According to Longhash’s data, Tether’s purchasing power was the highest in the summer of 2017. It gradually declined towards the year-end. During the bear market in 2018, its purchasing power shot up in a significant manner. Longhash finds evidence to prove that Tether is manipulating Bitcoin to be lacking.

The researchers said:

This suggests that even if Tether were indeed manipulating the market, its ability to do so actually is strongest when the Bitcoin price falls. This contradicts the claim that Tether issuance drove the 2017 bull market. The supply of Tether actually failed to keep up during the height of the bull market.

Earlier, an academic paper named “Is Bitcoin Really Un-Tethered?” suggested that one single person or entity was allegedly the cause of Bitcoin’s historic price surge in 2017. As per the paper, the Tether stablecoin and its issuer Bitfinex played an essential role in the alleged hoax. Having denied the allegations, Bitfinex called the publication a transparent attempt to use the semblance of academia for a mercenary money grab.” Several industry experts dismiss the single whale theory. 
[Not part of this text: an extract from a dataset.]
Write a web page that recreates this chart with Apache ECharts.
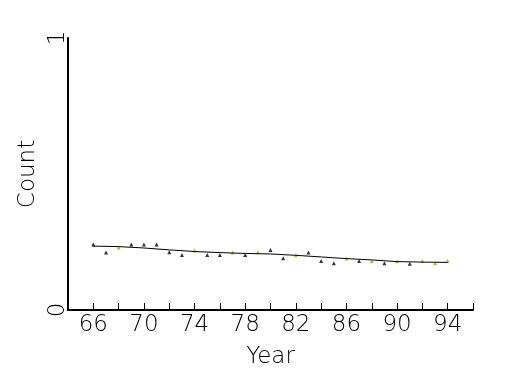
<!DOCTYPE html>
<html><head><meta charset="utf-8">
<script src="https://cdn.jsdelivr.net/npm/echarts@6/dist/echarts.min.js"></script>
<style>html,body{margin:0;padding:0;background:#fff}#c{width:525px;height:375px}</style>
</head><body><div id="c"></div>
<script>
const years = [66,67,68,69,70,71,72,73,74,75,76,77,78,79,80,81,82,83,84,85,86,87,88,89,90,91,92,93,94];
const counts = [0.241,0.211,0.230,0.241,0.241,0.241,0.212,0.202,0.219,0.202,0.202,0.211,0.202,0.212,0.221,0.190,0.201,0.211,0.180,0.172,0.189,0.180,0.179,0.172,0.179,0.170,0.180,0.172,0.180];
const fitYears = [66,68,70,72,74,76,78,80,82,84,86,88,90,92,94];
const fitValues = [0.235,0.233,0.228,0.221,0.215,0.211,0.208,0.206,0.201,0.195,0.189,0.184,0.178,0.176,0.175];
const xTickLabels = [66,70,74,78,82,86,90,94];
const yTickLabels = [0,1];

function fitAt(x){
  for(let i=0;i<fitYears.length-1;i++){
    if(x>=fitYears[i] && x<=fitYears[i+1]){
      const t=(x-fitYears[i])/(fitYears[i+1]-fitYears[i]);
      return fitValues[i]+t*(fitValues[i+1]-fitValues[i]);
    }
  }
  return fitValues[fitValues.length-1];
}
const font = '"DejaVu Sans ExtraLight", "DejaVu Sans Light", "DejaVu Sans", sans-serif';
const chart = echarts.init(document.getElementById('c'), null, {renderer:'canvas'});
chart.setOption({
  backgroundColor:'#fff',
  animation:false,
  grid:{left:68,right:52,top:38,bottom:65,containLabel:false},
  xAxis:{type:'value',min:64,max:96,interval:2,
    name:'Year',nameLocation:'middle',nameGap:36,
    nameTextStyle:{fontFamily:font,fontWeight:200,fontSize:23,color:'#000'},
    axisLine:{lineStyle:{color:'#000',width:2}},
    axisTick:{inside:true,length:7,lineStyle:{color:'#000',width:1}},
    axisLabel:{fontFamily:font,fontWeight:200,fontSize:23,color:'#000',margin:4,
      formatter:v=>xTickLabels.includes(v)?String(v):''},
    splitLine:{show:false}},
  yAxis:{type:'value',min:0,max:1,interval:1,
    name:'Count',nameLocation:'middle',nameGap:26,nameRotate:90,
    nameTextStyle:{fontFamily:font,fontWeight:200,fontSize:23,color:'#000'},
    axisLine:{show:true,lineStyle:{color:'#000',width:2}},
    axisTick:{show:false},
    axisLabel:{fontFamily:font,fontWeight:200,fontSize:23,color:'#000',rotate:90,margin:-2,
      formatter:v=>yTickLabels.includes(v)?String(v):''},
    splitLine:{show:false}},
  series:[
    {type:'scatter',symbol:'triangle',symbolSize:4,
      data:years.map((y,i)=>({value:[y,counts[i]],
        itemStyle:{color:Math.abs(counts[i]-fitAt(y))<0.0055?'#a8a800':'#000'}})),
      z:2},
    {type:'line',data:fitYears.map((y,i)=>[y,fitValues[i]]),showSymbol:false,
      lineStyle:{color:'#000',width:1},z:3}
  ]
});
</script></body></html>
Juan Villaverde and Martin Weiss of Weiss Ratings agency told Cointelegraph in an interview:

There is abundant anecdotal evidence that throws great doubt on the one-large-player theory. For example, exchanges were swamped and not able to onboard new customers. Google searches for “Bitcoin” and “cryptocurrency” were off the charts. New crypto businesses and ICOs were popping up every day. All of this — and more — suggests that the crypto surge of 2017 was very much a mass phenomenon, with heavy public participation.